The HOTBIN does have an internal (on lid) charcoal filter that removes the ammonia odor. However, it will require not to add big quantities of grass alone and/or all at once without mixing the load with different types of waste. Adding big quantities of grass only, can temporary overload the carbon filter, releasing some odors during the first 2-3 days of intense bacteria activity.

To help control during the initial 2-3 days, you need to:

  1. Balance the carbon/nitrogen ratio of the grass with plenty of dry, easy to digest carbon waste. Add corrugated cardboard or shredded paper (ratio of 1:2) to control moisture levels and woody material (ratio of 1:5) for aeration – use wood-chips or twiggy material but avoid sawdust or wood shavings as this can restrict airflow.
  2. Add grass in batches and mix it with your regular food and garden waste along with the required ratios of shredded paper/card and woody material..
Why Does Grass Cause Black Slime?

Grass/lawn mowing’s have a high-water content (>80%) and are low in lignin (i.e., no woody stalk).
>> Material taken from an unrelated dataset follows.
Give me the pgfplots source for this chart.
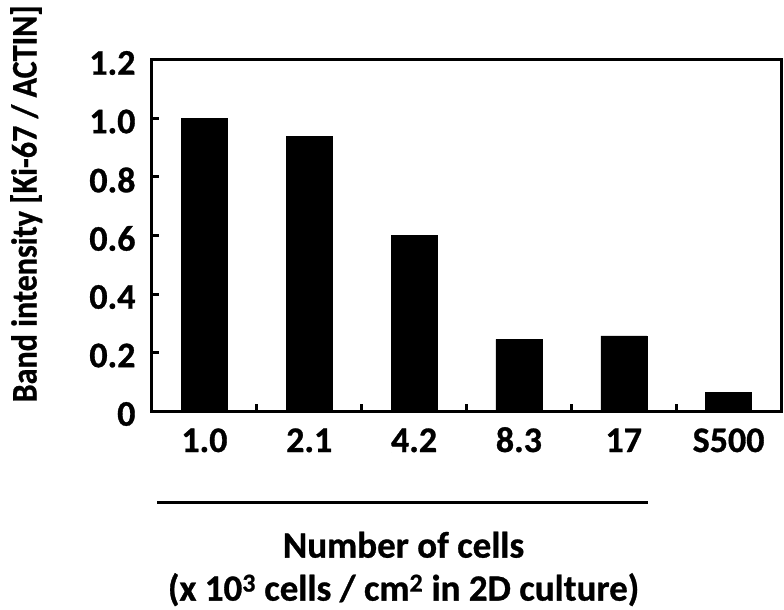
\documentclass[border=0pt]{standalone}
\usepackage{pgfplots}
\pgfplotsset{compat=1.18}
\usepackage{fontspec}
\setmainfont{Carlito}[BoldFeatures={FakeBold=0.8}]
\begin{document}
\begin{tikzpicture}
\useasboundingbox (-152pt,-199pt) rectangle (632pt,411pt);
\begin{axis}[
    scale only axis,
    width=629pt, height=351pt,
    xmin=-0.5, xmax=5.5, ymin=0, ymax=1.2,
    ytick={0,0.2,0.4,0.6,0.8,1.0,1.2},
    yticklabels={0,0.2,0.4,0.6,0.8,1.0,1.2},
    xtick={0,1,2,3,4,5},
    xticklabels={1.0,2.1,4.2,8.3,17,S500},
    minor xtick={0.5,1.5,2.5,3.5,4.5},
    major x tick style={draw=none},
    tick pos=left,
    tick align=inside,
    major tick length=7pt, minor tick length=7pt,
    axis line style={line width=3pt},
    every tick/.style={line width=3pt, black},
    tick label style={font=\fontsize{36}{43}\selectfont\bfseries},
    xticklabel style={anchor=base, yshift=-41pt},
    yticklabel style={xshift=-13pt, yshift=-3pt},
    label style={font=\fontsize{36}{43}\selectfont\bfseries},
    ylabel={\scalebox{0.89}[1]{Band intensity [Ki-67 / ACTIN]}},
    ylabel style={at={(axis description cs:-0.2,0.59)}, anchor=center},
    xlabel={Number of cells\\(x 10\textsuperscript{3} cells / cm\textsuperscript{2} in 2D culture)},
    xlabel style={at={(axis description cs:0.4,-0.45)}, anchor=center, align=center,
      font=\fontsize{37}{43}\selectfont\bfseries},
    clip=false,
  ]
  \addplot[ybar, bar width=46pt, fill=black, draw=black] coordinates {
      (0, 1.00)
      (1, 0.94)
      (2, 0.60)
      (3, 0.245)
      (4, 0.257)
      (5, 0.063)
    };
  \draw[line width=3pt] (axis description cs:0.008,-0.262) -- (axis description cs:0.789,-0.262);
\end{axis}
\end{tikzpicture}
\end{document}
As grass decomposes, the cells breakdown, become soft and release liquid which results in the grass collapsing into thick layers which reduce airflow and turn the heap anaerobic and produce 'black slime'.
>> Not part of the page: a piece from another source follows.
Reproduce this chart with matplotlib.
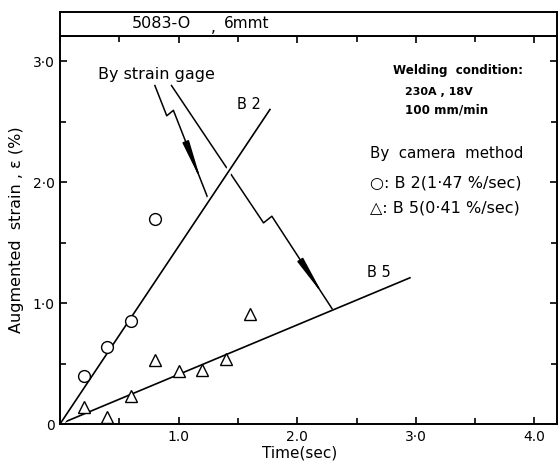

Thankfully 'black slime' is a rarity in the HOTBIN. The excess water is removed as steam when hot composting and ensuring good airflow in the HOTBIN is a breeze.

Adding Grass into the HOTBIN
It is important to note that the HOTBIN works best with a mixture of waste types, so try not to add large quantities of grass alone and all at once without mixing the load with different types of waste. The HOTBIN includes a lid-based charcoal filter that removes the ammonia odor, however solely adding large quantities of grass can temporarily overload the carbon filter, resulting in a whiff of ammonia during those first 2-3 days of intense bacteria activity.

To summarize...

You can compost small and large amounts of grass in the HOTBIN however management of the pile is key to avoid excessive odor and anaerobic heaps.

Is it worth it?  Yes! Grass is nitrogen-rich and helps produce great compost and lots of it! Here are some points to take into consideration when composting grass with a HOTBIN:

  1. Small to medium lawns
Add grass into your HOTBIN each week The HOTBIN will easily compost grass from a small-medium lawn (approx. 10 gals./week or 1 large grass box per week, filling about a quarter of the bin each time). 

Remember to mix in the following materials for good aeration and moisture control:

  • Bulking agent (wood-chips) - Add 4 parts bulking agent (wood-chips) to 20 parts grass cuttings (1:5). NB: A typical grass box of 10 gals will need 2 gals. of bulking agent.
  • Paper - Add 2 parts grass to one part paper/cardboard (1:2)
    NB: A typical grass box of 10 gals will need 5 gals of paper/card.

Alternatively, if you feel that 10 gals of grass is too much and producing too much odor then add half the amount of grass and store the other until 2/3 days later.

Remember the first few cuts in spring tend to generate 2-3 times the volume of grass as later cuts, so you may well have to adjust with the season.

  1. Large lawns

If you have a large lawn it will cope with 2-4 boxes (about 15-21 gals.) per week. The same rules apply - although adding and mixing in large amounts of paper can be intensive, you will reap the rewards in rich homemade compost!

  1. Top Tips
  • Once grass has been added in, check after a week, and look inside the HOTBIN. If there are any matted grass layers break these up with the rake to maintain airflow, but you do not need to mix with material underneath.
  • When adding grass, try to add a mixture of waste types (easy and hard to digest) to ensure the constant production of heat.
  • Pre-mix paper/card, wood chips and grass in a big tub, this can really help take the strain when adding the materials into the HOTBIN.
  • If you are struggling with wood chips, aeration can be achieved also by adding in woody twig matter from the garden such as woody shrub prunings.